- **Supplied information**
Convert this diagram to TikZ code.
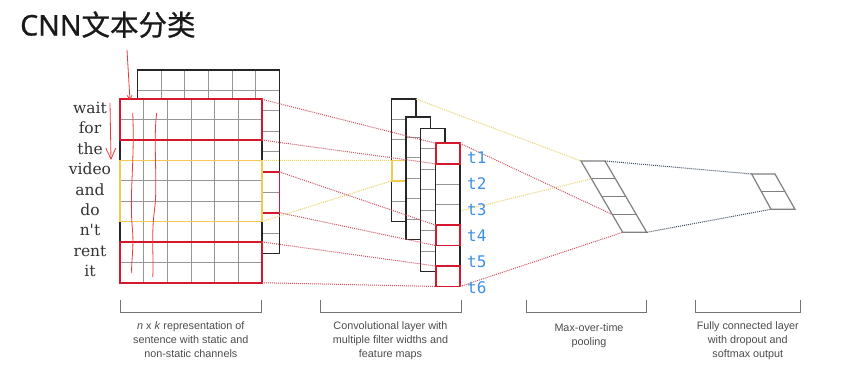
\documentclass[tikz,border=0pt]{standalone}
\usepackage{fontspec}
\setmainfont{DejaVu Serif}
\newfontfamily\titlefont[FakeBold=0.8]{Noto Sans CJK SC}
\newfontfamily\titlelatin[FakeBold=0.6]{Noto Sans}
\newfontfamily\capfont{Liberation Sans}
\newfontfamily\tfont{DejaVu Sans Mono}
\usetikzlibrary{calc,arrows.meta}
\definecolor{boxred}{RGB}{213,25,45}
\definecolor{boxyellow}{RGB}{245,200,80}
\definecolor{linkred}{RGB}{205,85,100}
\definecolor{linkyellow}{RGB}{232,212,110}
\definecolor{linkgrey}{RGB}{60,75,95}
\definecolor{tblue}{RGB}{60,145,230}
\definecolor{inkred}{RGB}{232,60,60}
\definecolor{gridgrey}{RGB}{150,150,150}
\begin{document}
\begin{tikzpicture}[x=1pt, y=-1pt,
    gridline/.style = {draw=gridgrey, line width=0.9pt},
    border/.style = {draw=black!85, line width=1.1pt},
    redbox/.style = {draw=boxred, line width=1.8pt},
    yellowbox/.style = {draw=boxyellow, line width=1.6pt},
    redlink/.style = {draw=linkred, densely dotted, line width=1pt},
    yellowlink/.style = {draw=linkyellow, densely dotted, line width=1pt},
    greylink/.style = {draw=linkgrey, densely dotted, line width=1pt},
    mapframe/.style = {draw=black!50, line width=1.2pt},
    ink/.style = {draw=inkred, line width=0.8pt},
    word/.style = {anchor=base, inner sep=0pt, text=black!80, font=\fontsize{15.5}{16}\selectfont},
    tlabel/.style = {anchor=base west, inner sep=0pt, text=tblue, font=\tfont\fontsize{16}{16}\selectfont},
    capbracket/.style = {draw=black!55, line width=1pt},
    layercap/.style = {anchor=north, inner sep=0pt, align=center, text=black!70, font=\capfont\fontsize{10.8}{14}\selectfont}]
  \fill[white] (0,0) rectangle (867,372);
  \useasboundingbox (0,0) rectangle (867,372);

  \node[anchor=base west, inner sep=0pt, text=black!90, font=\fontsize{28.5}{30}\selectfont] (title) at (20,35.5) {{\titlelatin CNN}{\titlefont 文本分类}};

  \coordinate (pool tl) at (581,161);
  \coordinate (pool tr) at (605,161);
  \coordinate (pool bl) at (622.7,232.3);
  \coordinate (pool br) at (646.7,232.3);
  \coordinate (pool p1) at ($(pool tl)!0.25!(pool bl)$);
  \coordinate (pool p3) at ($(pool tl)!0.75!(pool bl)$);
  \coordinate (fc tl) at (751.7,174);
  \coordinate (fc tr) at (775,174);
  \coordinate (fc bl) at (771,209.3);
  \coordinate (fc br) at (795,209.3);

  % second channel
  \begin{scope}[shift={(137.5,70)}]
    \fill[white] (0,0) rectangle (142,183.4);
    \foreach \c in {1,...,5} \draw[gridline] (\c*23.67,0) -- (\c*23.67,183.4);
    \foreach \r in {1,...,8} \draw[gridline] (0,\r*20.38) -- (142,\r*20.38);
    \draw[border] (0,0) rectangle (142,183.4);
    \draw[redbox] (118.3,5*20.38) rectangle (142,7*20.38);
    \coordinate (back red top) at (142,5*20.38);
    \coordinate (back red bot) at (142,7*20.38);
  \end{scope}

  % first channel with the words
  \begin{scope}[shift={(120,99.3)}]
    \fill[white] (0,0) rectangle (142,183.4);
    \foreach \c in {1,...,5} \draw[gridline] (\c*23.67,0) -- (\c*23.67,183.4);
    \foreach \r in {1,...,8} \draw[gridline] (0,\r*20.38) -- (142,\r*20.38);
    \draw[border] (0,0) rectangle (142,183.4);
    \draw[redbox] (0,0) rectangle (142,2*20.38);
    \draw[yellowbox] (0,3*20.38) rectangle (142,6*20.38);
    \draw[redbox] (0,7*20.38) rectangle (142,9*20.38);
    \coordinate (red1 top) at (142,0);
    \coordinate (red1 bot) at (142,2*20.38);
    \coordinate (yel top) at (142,3*20.38);
    \coordinate (yel bot) at (142,6*20.38);
    \coordinate (red2 top) at (142,7*20.38);
    \coordinate (red2 bot) at (142,9*20.38);
    \foreach \w [count=\k] in {wait,for,the,video,and,do,n\textquotesingle t,rent,it}
      \node[word] (word\k) at (-30,\k*20.38-6.2) {\w};
  \end{scope}

  \draw[ink,-{Straight Barb[length=4pt,width=5pt]}] (127,50) .. controls (128,75) .. (130,100);
  \draw[ink,-{Straight Barb[length=11pt,width=10pt]}] (110,103) -- (111,160);
  \draw[ink] (132.7,113) .. controls (135,160) and (129,195) .. (132.5,230) .. controls (134,250) and (131,262) .. (131.7,273);
  \draw[ink] (156.7,113) .. controls (153,140) and (158,185) .. (154.5,210) .. controls (151,235) and (154,260) .. (152.7,277);

  % feature maps
  \foreach \mx/\my/\n [count=\m] in {391.7/99/6, 406/117/6, 420.7/128.3/7, 435.7/143.3/7} {
    \begin{scope}[shift={(\mx,\my)}]
      \fill[white] (0,0) rectangle (24.3,\n*20.45);
      \foreach \r in {1,...,\n} \draw[gridline] (0,\r*20.45) -- (24.3,\r*20.45);
      \draw[border] (0,0) rectangle (24.3,\n*20.45);
      \coordinate (map\m) at (0,0);
      \ifnum\m=1
        \draw[yellowbox] (0,3*20.45) rectangle (24.3,4*20.45);
        \coordinate (map1 tr) at (24.3,0);
        \coordinate (map1 br) at (24.3,6*20.45);
        \coordinate (map1 ytop) at (0,3*20.45);
        \coordinate (map1 ybot) at (0,4*20.45);
        \draw[yellowlink] (map1 br) -- (pool p1);
      \fi
    \end{scope}
  }
  \begin{scope}[shift={(map4)}]
    \foreach \c in {0,4,6} \draw[redbox] (0,\c*20.45) rectangle (24.3,\c*20.45+20.45);
    \coordinate (c0 tl) at (0,0);
    \coordinate (c0 bl) at (0,20.45);
    \coordinate (c0 tr) at (24.3,0);
    \coordinate (c4 tl) at (0,4*20.45);
    \coordinate (c4 bl) at (0,5*20.45);
    \coordinate (c6 tl) at (0,6*20.45);
    \coordinate (c6 bl) at (0,7*20.45);
    \coordinate (c6 br) at (24.3,7*20.45);
  \end{scope}

  \draw[redlink] (red1 top) -- (c0 tl);
  \draw[redlink] (red1 bot) -- (c0 bl);
  \draw[yellowlink] (yel top) -- (map1 ytop);
  \draw[yellowlink] (yel bot) -- (map1 ybot);
  \draw[redlink] (back red top) -- (c4 tl);
  \draw[redlink] (back red bot) -- (c4 bl);
  \draw[redlink] (red2 top) -- (c6 tl);
  \draw[redlink] (red2 bot) -- (c6 bl);

  \draw[yellowlink] (map1 tr) -- (pool tl);
  \draw[redlink] (c0 tr) -- (pool p3);
  \draw[redlink] (c6 br) -- (pool bl);

  % pooling and output
  \draw[mapframe] (pool tl) -- (pool tr) -- (pool br) -- (pool bl) -- cycle;
  \foreach \t in {0.25,0.5,0.75}
    \draw[mapframe] ($(pool tl)!\t!(pool bl)$) -- ($(pool tr)!\t!(pool br)$);
  \draw[mapframe] (fc tl) -- (fc tr) -- (fc br) -- (fc bl) -- cycle;
  \draw[mapframe] ($(fc tl)!0.5!(fc bl)$) -- ($(fc tr)!0.5!(fc br)$);
  \draw[greylink] (pool tr) -- (fc tl);
  \draw[greylink] (pool br) -- (fc bl);

  \foreach \k in {1,...,6}
    \node[tlabel] (t\k) at (467,137.3+26*\k) {t\k};

  \draw[capbracket] (120,300) |- (261.7,312.7) -- (261.7,300);
  \draw[capbracket] (320,300) |- (461,312.7) -- (461,300);
  \draw[capbracket] (526.7,300) |- (646.7,312.7) -- (646.7,300);
  \draw[capbracket] (695.7,300) |- (800,312.7) -- (800,300);
  \node[layercap] (cap1) at (190.8,321.5) {\textit{n} x \textit{k} representation of\\sentence with static and\\non-static channels};
  \node[layercap] (cap2) at (390.5,321.5) {Convolutional layer with\\multiple filter widths and\\feature maps};
  \node[layercap] (cap3) at (589,323) {Max-over-time\\pooling};
  \node[layercap] (cap4) at (747.8,321.5) {Fully connected layer\\with dropout and\\softmax output};
\end{tikzpicture}
\end{document}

- **Exercise prompt**
Exactly restate the lines from the beginning of the data through the line with "(title) at (20,35.5)", and no others, keeping pictures out.

- **Correct answer**
Convert this diagram to TikZ code.
\documentclass[tikz,border=0pt]{standalone}
\usepackage{fontspec}
\setmainfont{DejaVu Serif}
\newfontfamily\titlefont[FakeBold=0.8]{Noto Sans CJK SC}
\newfontfamily\titlelatin[FakeBold=0.6]{Noto Sans}
\newfontfamily\capfont{Liberation Sans}
\newfontfamily\tfont{DejaVu Sans Mono}
\usetikzlibrary{calc,arrows.meta}
\definecolor{boxred}{RGB}{213,25,45}
\definecolor{boxyellow}{RGB}{245,200,80}
\definecolor{linkred}{RGB}{205,85,100}
\definecolor{linkyellow}{RGB}{232,212,110}
\definecolor{linkgrey}{RGB}{60,75,95}
\definecolor{tblue}{RGB}{60,145,230}
\definecolor{inkred}{RGB}{232,60,60}
\definecolor{gridgrey}{RGB}{150,150,150}
\begin{document}
\begin{tikzpicture}[x=1pt, y=-1pt,
    gridline/.style = {draw=gridgrey, line width=0.9pt},
    border/.style = {draw=black!85, line width=1.1pt},
    redbox/.style = {draw=boxred, line width=1.8pt},
    yellowbox/.style = {draw=boxyellow, line width=1.6pt},
    redlink/.style = {draw=linkred, densely dotted, line width=1pt},
    yellowlink/.style = {draw=linkyellow, densely dotted, line width=1pt},
    greylink/.style = {draw=linkgrey, densely dotted, line width=1pt},
    mapframe/.style = {draw=black!50, line width=1.2pt},
    ink/.style = {draw=inkred, line width=0.8pt},
    word/.style = {anchor=base, inner sep=0pt, text=black!80, font=\fontsize{15.5}{16}\selectfont},
    tlabel/.style = {anchor=base west, inner sep=0pt, text=tblue, font=\tfont\fontsize{16}{16}\selectfont},
    capbracket/.style = {draw=black!55, line width=1pt},
    layercap/.style = {anchor=north, inner sep=0pt, align=center, text=black!70, font=\capfont\fontsize{10.8}{14}\selectfont}]
  \fill[white] (0,0) rectangle (867,372);
  \useasboundingbox (0,0) rectangle (867,372);

  \node[anchor=base west, inner sep=0pt, text=black!90, font=\fontsize{28.5}{30}\selectfont] (title) at (20,35.5) {{\titlelatin CNN}{\titlefont 文本分类}};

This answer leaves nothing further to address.